His appearances in the earliest iterations of Django in June never failed to impress. But on a warm night at Helen Hills Hills Chapel a few years ago, Wrembel pretty much blew my mind. There’s a level of instrumental mastery that lies beyond virtuosity, and that night, I watched Wrembel inhabit it with a feral intensity. There seemed to be no delay between thought and note, no level of playing his fingers couldn’t deliver with ease; whole runs up the fretboard seemed like effortless motions of a couple of digits.

The key, however, was that those jaw-dropping fireworks weren’t mere fireworks. They added up to point and counterpoint, to call and response, and to building of drama followed by ecstatic release. Wrembel seemed to be channeling something through the wood and wire.

Django in June hasn’t been graced with his presence in recent years, no doubt due in part to the ascending of Wrembel’s star. He provided the theme, “Bistro Fada,” for Woody Allen’s Midnight in Paris, which occasioned his appearance at the Oscars.

The Wrembel album on which “Bistro Fada” appears, Origins, hits shelves May 15. No studio effort is likely to capture all the otherworldly energy Wrembel is capable of live, but the album is a wide-ranging and rewarding listen, a summation of his many directions. His bent for world music and love for introspective melodicizing exist alongside tracks that pay more direct homage to Reinhardt, and that spirit of borrowing freely from whatever and wherever inspires him ties the tunes together to delineate a territory all his own. That territory is staked out with original compositions, an unusual (but sorely needed) move in the Gypsy genre.

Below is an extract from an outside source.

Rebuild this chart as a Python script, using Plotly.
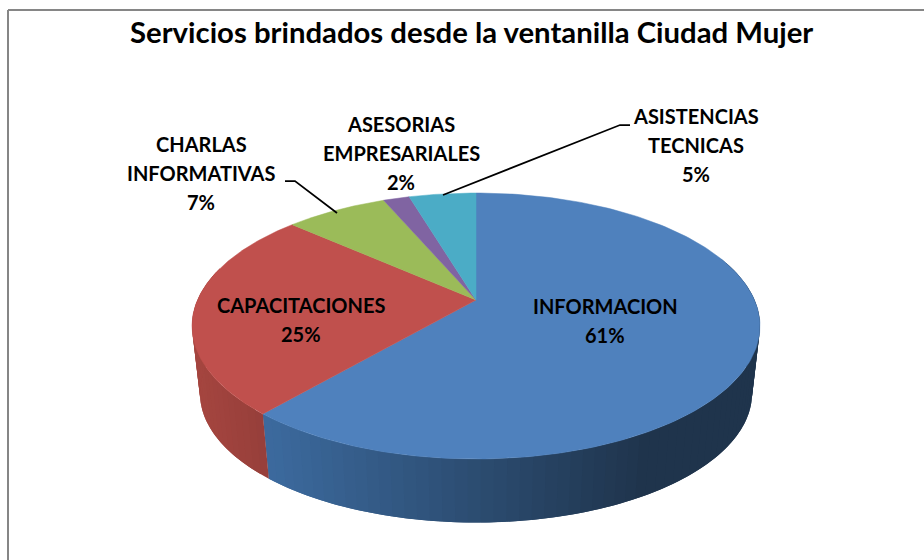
import numpy as np
import plotly.graph_objects as go

# ---- data ----
categories = ["INFORMACION", "CAPACITACIONES", "CHARLAS INFORMATIVAS",
              "ASESORIAS EMPRESARIALES", "ASISTENCIAS TECNICAS"]
values = [61.3, 25.3, 7.0, 1.8, 4.6]
label_lines = [["INFORMACION"], ["CAPACITACIONES"], ["CHARLAS", "INFORMATIVAS"],
               ["ASESORIAS", "EMPRESARIALES"], ["ASISTENCIAS", "TECNICAS"]]
title = "Servicios brindados desde la ventanilla Ciudad Mujer"

# ---- styles ----
top_colors = ["#4F81BD", "#C0504D", "#9BBB59", "#8064A2", "#4BACC6"]
wall_left = {0: "#3C6A9E", 1: "#A4453F"}
wall_right = {0: "#1F344C", 1: "#953E3A"}
FONT = "Lato"

# ---- projection of the pie onto the page ----
CX, CY, A, B, K = 476.0, 300.0, 278.5, 127.9, 0.1955
S, CY2 = 0.972, 368.0   # lower rim scale / vanishing centre


def rim(theta, lower=False):
    X, Y = np.sin(theta), np.cos(theta)
    w = 1 + K * Y
    x, y = A * X / w, -B * Y / w
    if lower:
        return CX + S * x, CY2 + S * y
    return CX + x, CY + y


def mix(c1, c2, t):
    a = [int(c1[i:i + 2], 16) for i in (1, 3, 5)]
    b = [int(c2[i:i + 2], 16) for i in (1, 3, 5)]
    return "#%02x%02x%02x" % tuple(round(p + (q - p) * t) for p, q in zip(a, b))


fractions = np.array(values) / sum(values)
edges = np.concatenate([[0], np.cumsum(fractions)]) * 2 * np.pi

traces = []
# side wall: overlapping strips, shaded left-to-right as in the reference
for idx in (0, 1):
    start = max(edges[idx], np.radians(70))
    end = min(edges[idx + 1], np.radians(285))
    steps = np.linspace(start, end, 70 if idx == 0 else 30)
    step = steps[1] - steps[0]
    for t0, t1 in zip(steps[:-1], steps[1:]):
        tt = np.linspace(t0, min(t1 + step, end), 4)
        x0, y0 = rim(tt)
        x1, y1 = rim(tt[::-1], lower=True)
        xs = np.concatenate([x0, x1, x0[:1]])
        ys = np.concatenate([y0, y1, y0[:1]])
        if idx == 0:
            pos = min(max((xs.mean() - 265) / (640 - 265), 0), 1)
        else:
            pos = min(max((xs.mean() - 200) / 70, 0), 1)
        col = mix(wall_left[idx], wall_right[idx], pos)
        traces.append(go.Scatter(x=xs, y=ys, mode="none", fill="toself", fillcolor=col,
                                 hoverinfo="skip", showlegend=False))

# top face
for i, name in enumerate(categories):
    tt = np.linspace(edges[i], edges[i + 1], 200)
    x, y = rim(tt)
    xs = np.concatenate([[CX], x, [CX]])
    ys = np.concatenate([[CY], y, [CY]])
    traces.append(go.Scatter(x=xs, y=ys, mode="lines", fill="toself", fillcolor=top_colors[i],
                             line=dict(color=top_colors[i], width=0.5), name=name, showlegend=False,
                             hoverinfo="name"))

fig = go.Figure(traces)

# ---- text ----
label_x = [605, 301, 201, 401, 696]
label_y = [306, 305, 144, 124, 116]
LINE_STEP = 29
annotations = []
for i, lines in enumerate(label_lines):
    rows = lines + [f"{round(values[i])}%"]
    for j, txt in enumerate(rows):
        annotations.append(dict(x=label_x[i], y=label_y[i] + j * LINE_STEP, text=f"<b>{txt}</b>",
                                showarrow=False, xanchor="center", yanchor="middle",
                                font=dict(family=FONT, size=20, color="#000000")))
annotations.append(dict(x=471, y=31, text=f"<b>{title}</b>", showarrow=False, xanchor="center",
                        yanchor="middle", font=dict(family=FONT, size=29.3, color="#000000")))

# ---- frame and leader lines ----
shapes = [
    dict(type="line", x0=8, y0=10, x1=924, y1=10, line=dict(color="#868686", width=2)),
    dict(type="line", x0=8, y0=10, x1=8, y1=560, line=dict(color="#868686", width=2)),
    dict(type="path", path="M 285 181 L 295 181 L 337 213", line=dict(color="#000000", width=1.75)),
    dict(type="path", path="M 630 125 L 620 125 L 443 195", line=dict(color="#000000", width=1.75)),
]

fig.update_layout(
    width=924, height=560, margin=dict(l=0, r=0, t=0, b=0),
    paper_bgcolor="#FFFFFF", plot_bgcolor="#FFFFFF",
    xaxis=dict(range=[0, 924], visible=False, fixedrange=True),
    yaxis=dict(range=[560, 0], visible=False, fixedrange=True),
    annotations=annotations, shapes=shapes, showlegend=False,
)
fig.write_html("out.html", config={"displayModeBar": False},
               post_script="document.body.style.margin='0';document.body.style.overflow='hidden';")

In the end, the only constant is the choice of instrument. No matter how far afield he wanders, Wrembel almost always brings his Gypsy-style acoustic guitar along for the ride. It’s a guitar with a unique, stinging timbre that he has, like few other players, pushed into unusual sonic places—he’s even brought out a wah-wah pedal in performance. Wrembel is making his own path, and it’s a great ride.